魏化鹏/文 今年两会期间,全国人大代表、山东康桥律师事务所首席合伙人张巧良提交了《关于进一步完善限制企业法定代表人等“四类人员”高消费的建议》,聚焦如何设置合理的限制消费措施,最大限度减少对被执行单位“四类人员”的负面影响。
在民事诉讼领域,“执行难”是长期存在的困扰。为促使被执行人自觉履行生效法律文书确定的义务,维护司法权威,推动社会信用机制建设,最高人民法院2010年出台《关于限制被执行人高消费的若干规定》,建立了限制消费制度;后于2015年全面修改并出台《关于限制被执行人高消费及有关消费的若干规定》(以下简称《限消规定》),对该制度进一步细化和完善。限制消费制度经过多年运行,其刚性和力度愈发凸显,在实践中取得了良好的法律效果和社会效果,有效遏制了被执行人隐匿、转移财产等规避执行情形。
但随着社会经济的发展,原有的制度已不适应新形势下社会治理的需求,“一刀切”地限制各类失信被执行人的高消费,虽然彰显了执行的力度,却不能体现执行的温度,与现实情况也不相适应。
比如,《限消规定》第三条第二款规定:“被执行人为单位的,被采取限制消费措施后,被执行人及其法定代表人、主要负责人、影响债务履行的直接责任人员、实际控制人不得实施前款规定的高消费及非生活和工作必需的消费行为。”这其中的高消费就包括乘坐交通工具时,选择飞机、列车软卧、轮船二等以上舱位,乘坐G字头动车组列车全部座位、其他动车组列车一等以上座位等。
但在当下,飞机已成为人们出行常用的交通工具,高铁网线更是大众出行的首选,乘坐飞机和高铁很难再被界定为高消费行为。
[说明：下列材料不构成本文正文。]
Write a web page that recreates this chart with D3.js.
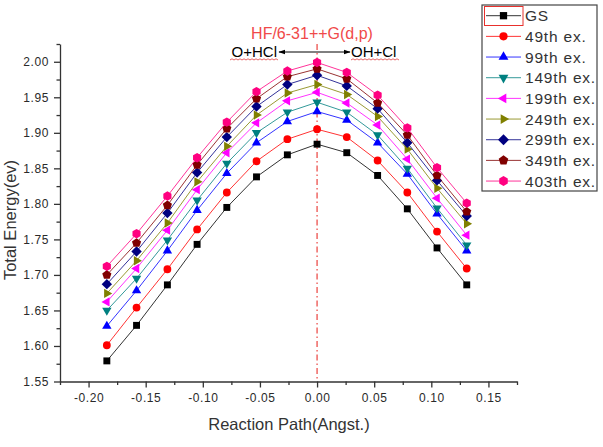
<!DOCTYPE html>
<html>
<head>
<meta charset="utf-8">
<script src="https://cdn.jsdelivr.net/npm/d3@7/dist/d3.min.js"></script>
<style>
  html, body { margin: 0; padding: 0; background: #fff; }
  svg { display: block; font-family: "Liberation Sans", Arial, sans-serif; }
</style>
</head>
<body>
<svg id="chart" width="603" height="447"></svg>
<script>
// ---- data ----
const pathX = [-0.184, -0.158, -0.131, -0.105, -0.079, -0.053, -0.026, 0, 0.026, 0.053, 0.079, 0.105, 0.131];
const seriesNames = ["GS", "49th ex.", "99th ex.", "149th ex.", "199th ex.", "249th ex.", "299th ex.", "349th ex.", "403th ex."];
const gs      = [1.579, 1.629, 1.686, 1.743, 1.795, 1.838, 1.869, 1.884, 1.872, 1.840, 1.793, 1.738, 1.686];
const ex49    = [1.601, 1.654, 1.708, 1.764, 1.816, 1.860, 1.891, 1.905, 1.894, 1.861, 1.816, 1.761, 1.709];
const ex99    = [1.628, 1.678, 1.734, 1.791, 1.843, 1.886, 1.916, 1.930, 1.918, 1.886, 1.842, 1.786, 1.734];
const ex149   = [1.650, 1.695, 1.749, 1.805, 1.857, 1.900, 1.929, 1.943, 1.929, 1.897, 1.850, 1.794, 1.742];
const ex199   = [1.662, 1.709, 1.763, 1.820, 1.872, 1.914, 1.945, 1.957, 1.942, 1.911, 1.863, 1.808, 1.756];
const ex249   = [1.674, 1.720, 1.773, 1.831, 1.881, 1.925, 1.956, 1.968, 1.954, 1.923, 1.877, 1.822, 1.772];
const ex299   = [1.687, 1.733, 1.787, 1.844, 1.894, 1.937, 1.968, 1.981, 1.966, 1.934, 1.886, 1.833, 1.783];
const ex349   = [1.700, 1.745, 1.798, 1.855, 1.906, 1.948, 1.979, 1.990, 1.976, 1.942, 1.897, 1.840, 1.789];
const ex403   = [1.712, 1.758, 1.811, 1.865, 1.915, 1.958, 1.987, 1.999, 1.985, 1.953, 1.907, 1.851, 1.801];
const seriesValues = [gs, ex49, ex99, ex149, ex199, ex249, ex299, ex349, ex403];
const xTicks = [-0.20, -0.15, -0.10, -0.05, 0.00, 0.05, 0.10, 0.15];
const yTicks = [1.55, 1.60, 1.65, 1.70, 1.75, 1.80, 1.85, 1.90, 1.95, 2.00];
const titleText = "HF/6-31++G(d,p)";
const leftLabel = "O+HCl";
const rightLabel = "OH+Cl";
const xTitle = "Reaction Path(Angst.)";
const yTitle = "Total Energy(ev)";

// ---- styles ----
const colors = ["#000000", "#ff0000", "#0000ff", "#008080", "#ff00ff", "#808000", "#000080", "#800000", "#ff0080"];
const shapes = ["square", "circle", "triUp", "triDown", "triLeft", "triRight", "diamond", "pentagon", "hexagon"];

function polygon(n, r, rotDeg) {
  const pts = [];
  for (let i = 0; i < n; i++) {
    const a = (rotDeg + i * 360 / n - 90) * Math.PI / 180;
    pts.push([r * Math.cos(a), r * Math.sin(a)]);
  }
  return "M" + pts.map(p => p[0].toFixed(2) + "," + p[1].toFixed(2)).join("L") + "Z";
}
function circlePath(r) {
  return `M${-r},0A${r},${r} 0 1,0 ${r},0A${r},${r} 0 1,0 ${-r},0Z`;
}
function markerPath(shape, s) {
  s = s || 1;
  switch (shape) {
    case "square": return polygon(4, 4.9 * s, 45);
    case "circle": return circlePath(3.9 * s);
    case "triUp": return polygon(3, 5.4 * s, 0);
    case "triDown": return polygon(3, 5.4 * s, 180);
    case "triLeft": return polygon(3, 5.4 * s, -90);
    case "triRight": return polygon(3, 5.4 * s, 90);
    case "diamond": return polygon(4, 5.2 * s, 0);
    case "pentagon": return polygon(5, 4.8 * s, 0);
    case "hexagon": return polygon(6, 4.7 * s, 0);
  }
}

const svg = d3.select("#chart");
const x = d3.scaleLinear().domain([-0.225, 0.175]).range([60, 517]);
const y = d3.scaleLinear().domain([1.55, 2.025]).range([381.5, 44]);

const axisColor = "#333";

// minor ticks
const xMinor = d3.range(-0.225, 0.1751, 0.025).filter(v => !xTicks.some(t => Math.abs(t - v) < 1e-6));
const yMinor = d3.range(1.575, 2.0251, 0.05);

const gx = svg.append("g").attr("transform", `translate(0,${y(1.55)})`)
  .call(d3.axisBottom(x).tickValues(xTicks).tickFormat(d3.format(".2f")).tickSize(6).tickSizeOuter(0).tickPadding(6));
gx.selectAll(".tick text").each(function(d){ d3.select(this).text(d3.format(".2f")(d).replace("−","-")); });
const gxm = svg.append("g").attr("transform", `translate(0,${y(1.55)})`)
  .call(d3.axisBottom(x).tickValues(xMinor).tickFormat("").tickSize(3.5).tickSizeOuter(0));
gxm.select(".domain").remove();

const gy = svg.append("g").attr("transform", `translate(${x(-0.225)},0)`)
  .call(d3.axisLeft(y).tickValues(yTicks).tickFormat(d3.format(".2f")).tickSize(6).tickSizeOuter(0).tickPadding(5));
const gym = svg.append("g").attr("transform", `translate(${x(-0.225)},0)`)
  .call(d3.axisLeft(y).tickValues(yMinor).tickFormat("").tickSize(3.5).tickSizeOuter(0));
gym.select(".domain").remove();

[gx, gxm, gy, gym].forEach(g => {
  g.selectAll("path, line").attr("stroke", axisColor).attr("stroke-width", 1.3);
  g.selectAll("text").attr("fill", "#2a2a2a").attr("font-size", 12).attr("letter-spacing", 0.6)
    .attr("font-family", "'Liberation Sans', Arial, sans-serif");
});

// vertical dash-dot line at 0
svg.append("line")
  .attr("x1", x(0)).attr("x2", x(0)).attr("y1", 44).attr("y2", y(1.55))
  .attr("stroke", "#e8302c").attr("stroke-width", 1.1)
  .attr("stroke-dasharray", "6,3,1.5,3");

// series
const line = d3.line().x((d, i) => x(pathX[i])).y(d => y(d));
seriesValues.forEach((vals, k) => {
  const g = svg.append("g");
  g.append("path").datum(vals).attr("d", line)
    .attr("fill", "none").attr("stroke", colors[k]).attr("stroke-width", 1).attr("stroke-opacity", 0.8);
  g.selectAll("path.m").data(vals).enter().append("path").attr("class", "m")
    .attr("transform", (d, i) => `translate(${x(pathX[i])},${y(d)})`)
    .attr("d", markerPath(shapes[k]))
    .attr("fill", colors[k]);
});

// title
svg.append("text").attr("x", 312).attr("y", 39).attr("text-anchor", "middle")
  .attr("font-size", 16).attr("fill", "#f04a4a").text(titleText);

// reaction labels and arrow
svg.append("text").attr("x", 277).attr("y", 57).attr("text-anchor", "end")
  .attr("font-size", 15).attr("fill", "#000").text(leftLabel);
svg.append("text").attr("x", 351).attr("y", 57).attr("text-anchor", "start")
  .attr("font-size", 15).attr("fill", "#000").text(rightLabel);
const defs = svg.append("defs");
defs.append("marker").attr("id", "ah").attr("viewBox", "0 0 10 10").attr("refX", 9).attr("refY", 5)
  .attr("markerWidth", 7).attr("markerHeight", 7).attr("orient", "auto-start-reverse")
  .append("path").attr("d", "M0,1.5L10,5L0,8.5Z").attr("fill", "#000");
svg.append("line").attr("x1", 279).attr("x2", 350).attr("y1", 52).attr("y2", 52)
  .attr("stroke", "#000").attr("stroke-width", 1)
  .attr("marker-start", "url(#ah)").attr("marker-end", "url(#ah)");
// spell-check squiggles
function squiggle(x0, x1, yy) {
  let d = `M${x0},${yy}`;
  for (let xx = x0, up = true; xx < x1; xx += 2, up = !up) d += `L${xx + 2},${yy + (up ? -1.2 : 0)}`;
  svg.append("path").attr("d", d).attr("fill", "none").attr("stroke", "#e04040").attr("stroke-width", 0.8);
}
squiggle(230, 277, 60);
squiggle(351, 398, 60);

// axis titles
svg.append("text").attr("x", 289).attr("y", 430).attr("text-anchor", "middle")
  .attr("font-size", 16.5).attr("fill", "#333").text(xTitle);
svg.append("text").attr("transform", "translate(16,220) rotate(-90)").attr("text-anchor", "middle")
  .attr("font-size", 16.5).attr("fill", "#333").text(yTitle);

// legend
const lg = svg.append("g");
lg.append("rect").attr("x", 482).attr("y", 5).attr("width", 115).attr("height", 186)
  .attr("fill", "#fff").attr("stroke", "#444").attr("stroke-width", 1.2);
lg.append("rect").attr("x", 484.5).attr("y", 6.5).attr("width", 38.5).attr("height", 19)
  .attr("fill", "none").attr("stroke", "#e8302c").attr("stroke-width", 1);
seriesNames.forEach((name, k) => {
  const yy = 15.7 + k * 20.67;
  lg.append("line").attr("x1", 486).attr("x2", 521).attr("y1", yy).attr("y2", yy)
    .attr("stroke", colors[k]).attr("stroke-width", 1).attr("stroke-opacity", 0.8);
  lg.append("path").attr("transform", `translate(503.5,${yy})`).attr("d", markerPath(shapes[k], 1.05)).attr("fill", colors[k]);
  lg.append("text").attr("x", 525).attr("y", yy + 5.5).attr("font-size", 15.5).attr("letter-spacing", 0.8)
    .attr("fill", "#333").text(name);
});
</script>
</body>
</html>
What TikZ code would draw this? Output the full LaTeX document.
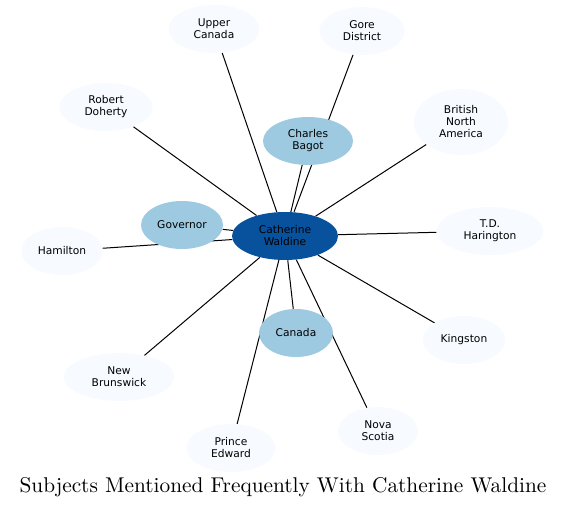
\documentclass[tikz,border=0pt]{standalone}
\usepackage{fontspec}
\usetikzlibrary{shapes.geometric, backgrounds}
\newfontfamily\labelfont{DejaVu Sans}
\newfontfamily\titlefont{lmroman10-regular.otf}
\definecolor{hubblue}{HTML}{08519C}
\definecolor{midblue}{HTML}{9ECAE1}
\definecolor{paleblue}{HTML}{F7FBFF}

\begin{document}
\begin{tikzpicture}[x=0.75pt, y=-0.75pt,
		subject/.style={ellipse, fill=paleblue, inner sep=0pt, minimum height=36pt, align=center, font=\labelfont\fontsize{8}{9}\selectfont},
		related/.style={subject, fill=midblue},
		hub/.style={subject, fill=hubblue},
		link/.style={draw=black, line width=0.75pt}]
			\useasboundingbox (0,0) rectangle (567,509);
			\node[hub, minimum width=79.5pt] (cw) at (285,236) {Catherine\\Waldine};
			\node[subject, minimum width=68pt] (uc) at (214,29) {Upper\\Canada};
			\node[subject, minimum width=64pt] (gd) at (362,31) {Gore\\District};
			\node[subject, minimum width=70pt] (rd) at (106,107) {Robert\\Doherty};
			\node[related, minimum width=67.5pt] (cb) at (308,141) {Charles\\Bagot};
			\node[subject, minimum width=70.5pt, minimum height=49.5pt] (bna) at (461,122) {British\\North\\America};
			\node[related, minimum width=61.5pt] (gov) at (182,225) {Governor};
			\node[subject, minimum width=61pt] (ham) at (62,251) {Hamilton};
			\node[subject, minimum width=80pt] (tdh) at (490,231) {T.D.\\Harington};
			\node[related, minimum width=55.5pt] (can) at (296,333) {Canada};
			\node[subject, minimum width=62pt] (kin) at (464,340) {Kingston};
			\node[subject, minimum width=83pt] (nb) at (119,377) {New\\Brunswick};
			\node[subject, minimum width=60pt] (ns) at (378,431) {Nova\\Scotia};
			\node[subject, minimum width=67pt] (pe) at (231,448) {Prince\\Edward};
			\node[font=\titlefont\fontsize{16}{19}\selectfont] (title) at (283,487) {Subjects Mentioned Frequently With Catherine Waldine};
			% edges go under the node fills
			\begin{scope}[on background layer]
				\foreach \n in {uc, gd, rd, cb, bna, gov, ham, tdh, can, kin, nb, ns, pe}
					\draw[link] (cw) -- (\n);
			\end{scope}
		\end{tikzpicture}
\end{document}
在社会生活中,因受企业诉讼影响而被限制高消费的“四类人员”大量存在,这些人大多是民营经济领域的活跃力量,因被限制高消费,在家庭生活和企业生产经营中处处受限,对二次创业也有较大的影响。最高人民法院2023年7月在一场新闻发布会中就曾提到,“在实现胜诉当事人合法权益的同时,应最大限度减少对被执行企业生产经营的影响”,落实在限制失信被执行人的消费层面,应当根据当前经济社会发展水平,采取合理的限制措施,在不减弱执行力度的前提下,最大限度地减少对“四类人员”的负面影响。
在依法保障胜诉当事人合法权益的同时,最大限度减少对被执行人权益影响,实现法律效果与社会效果的有机统一,是维护社会公平正义、促进社会和谐稳定的必然要求。最高人民法院在《关于在执行工作中进一步贯彻和落实善意文明执行理念的通知》中就明确规定,被执行人虽然存在有履行能力而拒不履行生效法律文书确定义务、无正当理由拒不履行和解协议的情形,但人民法院已经控制其足以清偿债务的财产或者申请执行人申请暂不采取惩戒措施的,不得对被执行人采取纳入失信名单或限制消费措施,单位是失信被执行人的,人民法院不得将“四类人员”纳入失信名单。
这一规定体现出,对“四类人员”实施限制消费措施前要综合考虑被执行人的履行能力和履行意愿,申请执行人的诉求以及是否控制了被执行企业足以清偿债务的财产。与此同时,限制消费措施的实施还应遵循执行比例原则,依法审慎审查被执行人应履行债务的性质、未履行的原因、信用记录以及已查控的财产、提供担保等情况,进而确定是否有必要立即采取限消措施,既充分发挥对“四类人员”限制消费的作用,又防止因不当适用给其造成过度损害。实际执行中不区分具体情况的“一刀切”的行为,和司法解释的精神是不相符的,执行的社会效果也很难体现出来。